When Surojit Chatterjee logs out on his final day as chief product officer at Coinbase on February 3, he will have made a whopping $105 million from stock sales.
According to disclosures filed with the Securities and Exchange Commission, the former chief product officer will also retain a further 249,315 shares of COIN stock, worth another $7.6 million. (Our estimates are based on the closing price of Coinbase stock, at $49.42 per share, on Friday, January 20, after the exercise price, which was $18.71.)
Chatterjee joined San Francisco-based Coinbase from Google in February 2020 on a salary of just under $1 million per year, the filings show.
All told, he has earned about $115 million since joining the company. DL News’ estimate of Chatterjee’s total compensation was checked with two sources who have expertise in executive compensation: Rosanna Landis Weaver, a senior manager at As You Sow, a shareholder advocacy group; and Paul Hodgson, a senior advisor and compensation expert with corporate data house Esgauge.
Chatterjee’s earnings are high, even as pay packages soar among high-ranking executives. For comparison, the CEO of Ford Motor earned less than a quarter of that in the same period, and Ford’s revenues are five times the size of Coinbase’s.
A study conducted by Equilar and The New York Times found that eight CEOs were awarded more than $200 million in 2021, with two earning packages above $500 million.
In April 2021, Bloomberg noted that Chatterjee’s five-year contract with the company was worth $646 million. But his stay was cut short and the crypto market has crashed since, bringing down his total take-home.
That astronomical number in the five-year contract was driven by the rise of COIN stock. As the coronavirus pandemic raged across the planet, bored people stuck in lockdown turned to crypto in droves. The price of Bitcoin hit $69,000. Coinbase’s revenues are heavily linked to crypto transaction volume, and COIN stock rocketed to a high of more than $342 per share during that year. Chatterjee’s options were priced at just at $18.71 — making him fabulously wealthy.
That wealth wasn’t just on paper. The company required its executives to trade their stock according to a Rule 10b5-1 plan, which generated frequent automatic sales of their options on a schedule they did not control. As the months went by, Chatterjee was granted options and then sold them in 65 separate transactions, mostly in 2021, according to his SEC disclosures. The plan paid off handsomely: He took $102.5 million in cash gains in 2021 alone.

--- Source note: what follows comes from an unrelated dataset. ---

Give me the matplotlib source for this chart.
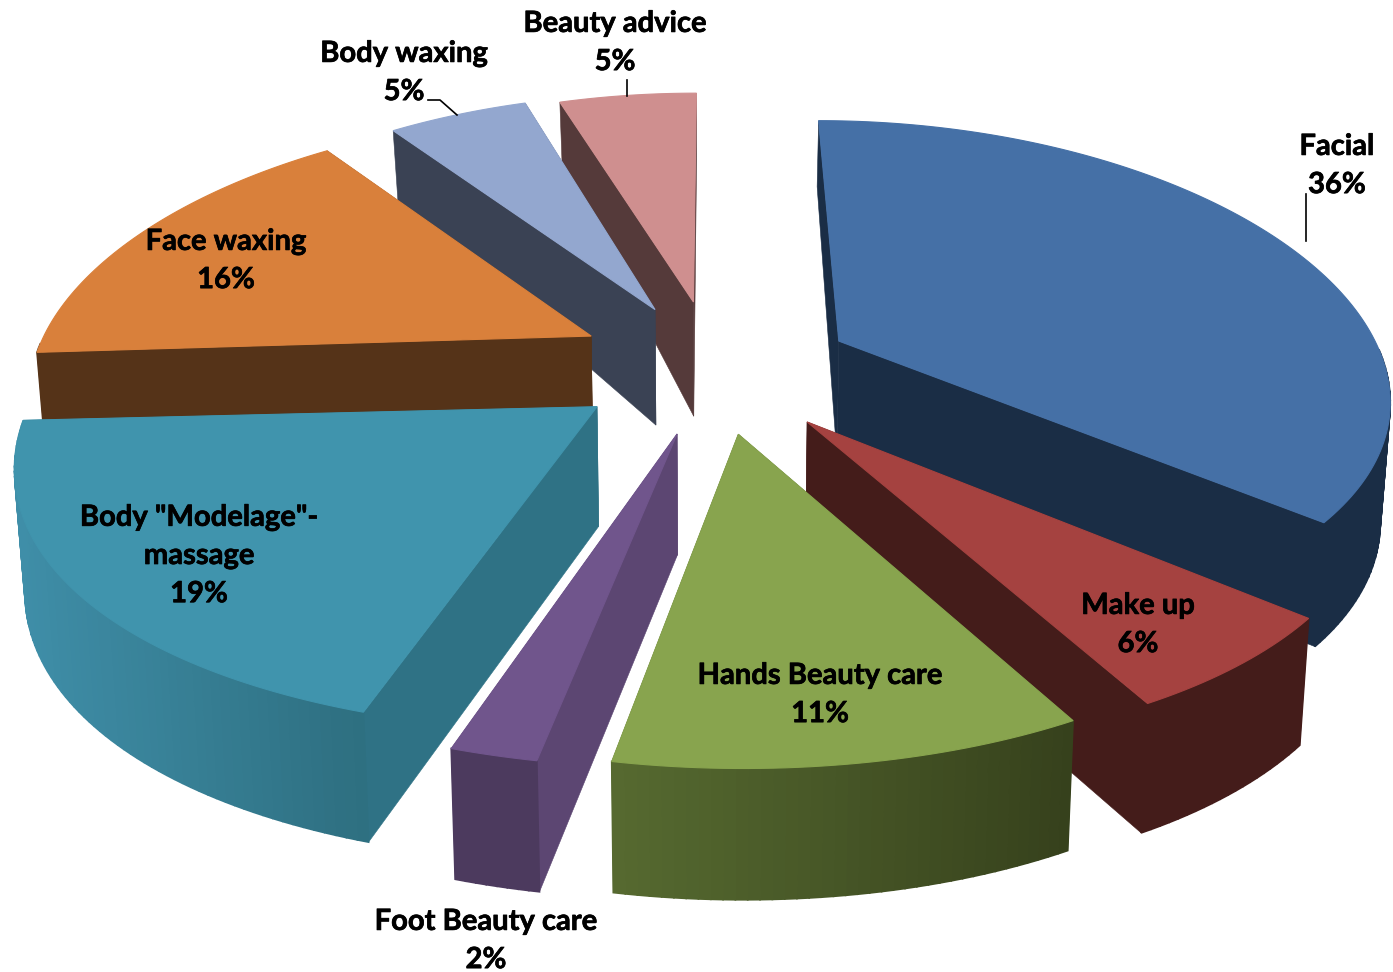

He wasn’t even the richest beneficiary of the plan. According to the SEC, chief operating officer Emilie Choi booked $106 million in stock sales that same year. CEO Brian Armstrong booked none — zero — that year, but he did gain $57 million from options sales the year before. He continues to hold a controlling stake in the company.
Chatterjee had a five-year agreement with Coinbase but is leaving after three. With COIN stock at $49 per share, his compensation package is now magnitudes less valuable than it was in 2021. But the cash may not have been the driving factor behind his departure — Chatterjee has said he is grappling with family issues.
“As our product leaders have taken on more responsibility, I’ve been able to consider taking a much-needed personal break to spend more time with my family. It has been a tough year for me personally — my father was diagnosed with Alzheimer’s disease, and my mother passed away unexpectedly. If I’m honest with myself, I don’t think I’ve allowed myself time to grieve either yet,” he wrote in a recent LinkedIn post.
Chatterjee and Coinbase both declined to comment to DL News.